Athens Superintendent Trey Holladay gave a quick financial overview during Thursday’s first budget hearing for the city school system, which has 3,180 students and 418 employees.
“The school system has been very blessed in the past several years to have a little surplus,” Holladay said. “We tried hard not to underestimate our expenses or overestimate our revenues for the new budget.”
Athens could have an ending fund balance of $6.9 million on Sept. 30, which is the end of the current fiscal year. Next year’s prediction is at least $6.3 million left, although some remaining funds are earmarked for accounts other than the system’s general fund.

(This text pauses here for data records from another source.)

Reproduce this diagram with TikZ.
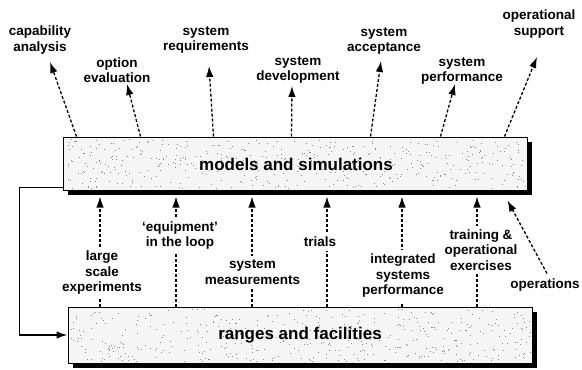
\documentclass[tikz,border=0pt]{standalone}
\usepackage{fontspec}
\setmainfont{Liberation Sans}
\usetikzlibrary{arrows.meta,calc,shadows}
\begin{document}
\begin{tikzpicture}[x=1pt,y=-1pt,
  lab/.style={font=\fontsize{13.5}{15.5}\selectfont\bfseries, align=center, inner sep=1pt},
  wlab/.style={lab, fill=white, inner sep=4pt},
  big/.style={font=\fontsize{17}{20}\selectfont\bfseries, inner sep=1pt},
  box/.style={draw=black, line width=1pt, fill=black!4, inner sep=0pt,
    drop shadow={shadow xshift=5pt, shadow yshift=-5pt, opacity=1, fill=black}},
  darr/.style={dash pattern=on 3pt off 2pt, line width=1.3pt, -{Latex[length=11pt,width=7.5pt]}},
  fb/.style={line width=1.6pt, -{Latex[length=11pt,width=7.5pt]}},
  dot/.style={fill=black!45}
]
\useasboundingbox (0,0) rectangle (582,370);

% boxes
\node[box, minimum width=464pt, minimum height=53pt] (ms) at (295,163.5) {};
\node[box, minimum width=464pt, minimum height=56pt] (rf) at (300,335) {};

% stipple texture
\pgfmathsetseed{42}
\foreach \i in {1,...,450}{
  \pgfmathsetmacro\px{65+460*rnd}
  \pgfmathsetmacro\py{139+49*rnd}
  \fill[dot] (\px,\py) rectangle ++(0.8,0.8);
}
\foreach \i in {1,...,450}{
  \pgfmathsetmacro\px{70+460*rnd}
  \pgfmathsetmacro\py{309+52*rnd}
  \fill[dot] (\px,\py) rectangle ++(0.8,0.8);
}

\node[big] (mst) at (296,164) {models and simulations};
\node[big] (rft) at (300,335) {ranges and facilities};

% feedback connector
\draw[fb] ($(ms.south west)+(0,-3)$) -- ++(-43,0) |- (rf.west);

% upper labels
\node[lab] (ca) at (40,40) {capability\\analysis};
\node[lab] (oe) at (117,70) {option\\evaluation};
\node[lab] (sr) at (206,40) {system\\requirements};
\node[lab] (sd) at (298,70) {system\\development};
\node[lab] (sa) at (384,41) {system\\acceptance};
\node[lab] (sp) at (462,71) {system\\performance};
\node[lab] (os) at (539,24) {operational\\support};

% upper arrow tips
\coordinate (caT) at (50,62);
\coordinate (oeT) at (127,84);
\coordinate (srT) at (209,66);
\coordinate (sdT) at (292,86);
\coordinate (saT) at (381,61);
\coordinate (spT) at (455,84);
\coordinate (osT) at (537,57);

\draw[darr] ($(ms.north west)+(14,0)$) -- (caT);
\draw[darr] ($(ms.north west)+(78,0)$) -- (oeT);
\draw[darr] ($(ms.north west)+(151,0)$) -- (srT);
\draw[darr] ($(ms.north west)+(229,0)$) -- (sdT);
\draw[darr] ($(ms.north west)+(308,0)$) -- (saT);
\draw[darr] ($(ms.north west)+(378,0)$) -- (spT);
\draw[darr] ($(ms.north west)+(442,0)$) -- (osT);

% lower columns
\coordinate (c1) at (100,0);
\coordinate (c2) at (176,0);
\coordinate (c3) at (252,0);
\coordinate (c4) at (327,0);
\coordinate (c5) at (402,0);
\coordinate (c6) at (477,0);
\foreach \c in {c1,c2,c3,c4,c5,c6}{
  \draw[darr, shorten >=6pt] (rf.north -| \c) -- (ms.south -| \c);
}

% lower labels
\node[wlab] (lse) at (102,273) {large\\scale\\experiments};
\node[wlab] (eil) at (180,235.5) {`equipment'\\in the loop};
\node[wlab] (sm) at (252.5,272) {system\\measurements};
\node[wlab] (tr) at (320,242) {trials};
\node[wlab] (isp) at (403,276) {integrated\\systems\\performance};
\node[wlab] (toe) at (481,250) {training \&\\operational\\exercises};
\node[lab] (op) at (545,285) {operations};

\draw[darr] ($(op.north)+(2,-4)$) -- ($(ms.south east)+(-20,10)$);
\end{tikzpicture}
\end{document}
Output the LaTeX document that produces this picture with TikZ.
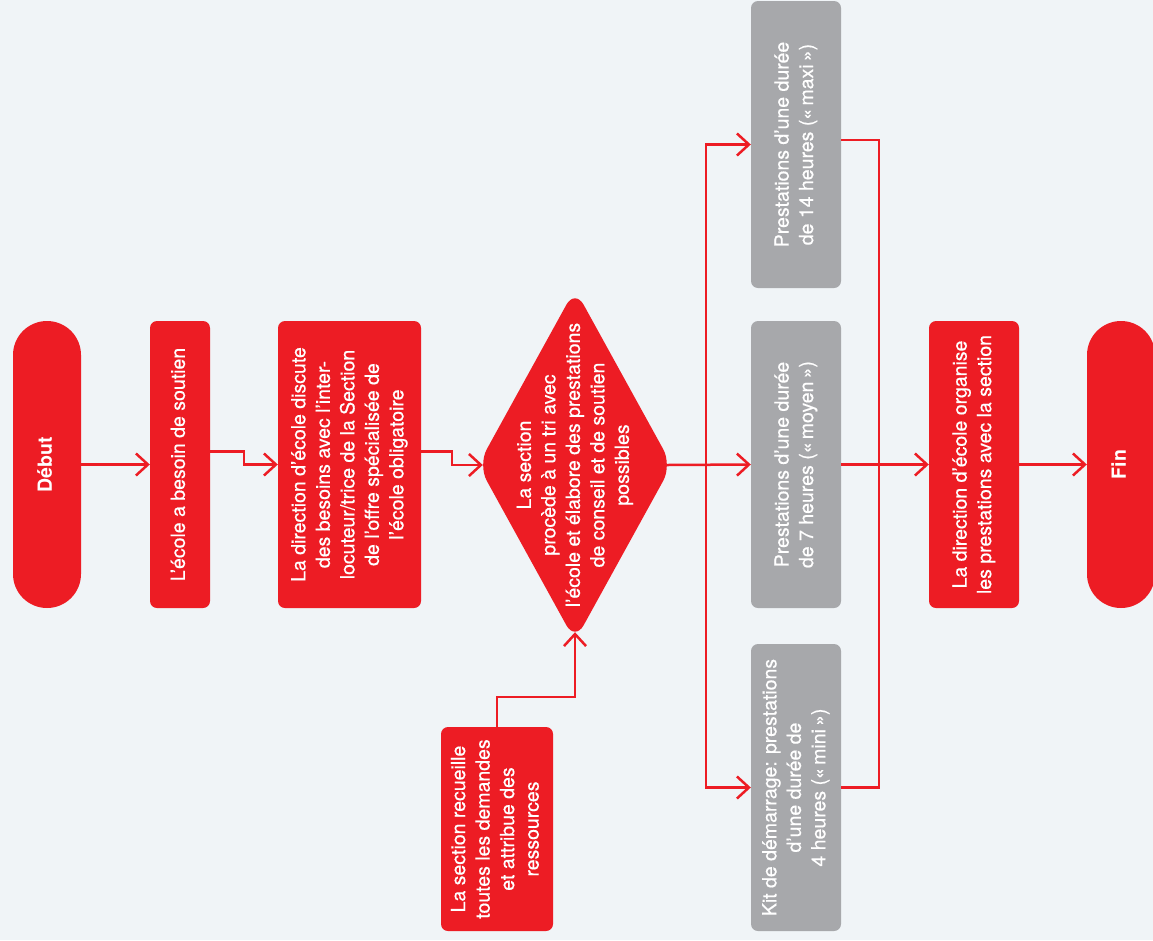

School officials predict a $39.3 million operating budget for fiscal 2014, compared to $38.5 million for the current fiscal year ending Sept. 30.
Decoding the budget
The West Coast offense is famous for its complicated football jargon and thick playbook, but school finance officials have their own version of 19 Bob QB Pass Right FB Slide. Instead of pass protections and receiver routes, a 27-digit coding system categorizes revenues, expenditures and funding sources for school systems.
Barry Hamilton, chief school finance officer for Athens, kicked off his budget presentation with a terminology tutorial. He also gave a breakdown of a nine-column table with font so small the budget figures appeared microscopic on the overhead screen.
“Every expenditure and every source of revenue that we have has a 27-digit code. It’s a matter of just becoming familiar with those codes and what they mean,” said Hamilton.
Expected revenue for fiscal 2014 are $18.2 million from the state, $14.3 million locally and $2.5 million in federal funding.
Expenditures are forecasted at $24.3 million for instructional and instructional support services, $3.3 million for operations and management, $2.7 million for debt service and $2 million for capital outlay.
School officials said the system lost $114,000 in special education funding and approximately $70,000 apiece from Title I and TVA-in-lieu of taxes.
However, overall local funding is projected to be $14.3 million in fiscal 2014, compared to $13.3 million in fiscal 2013.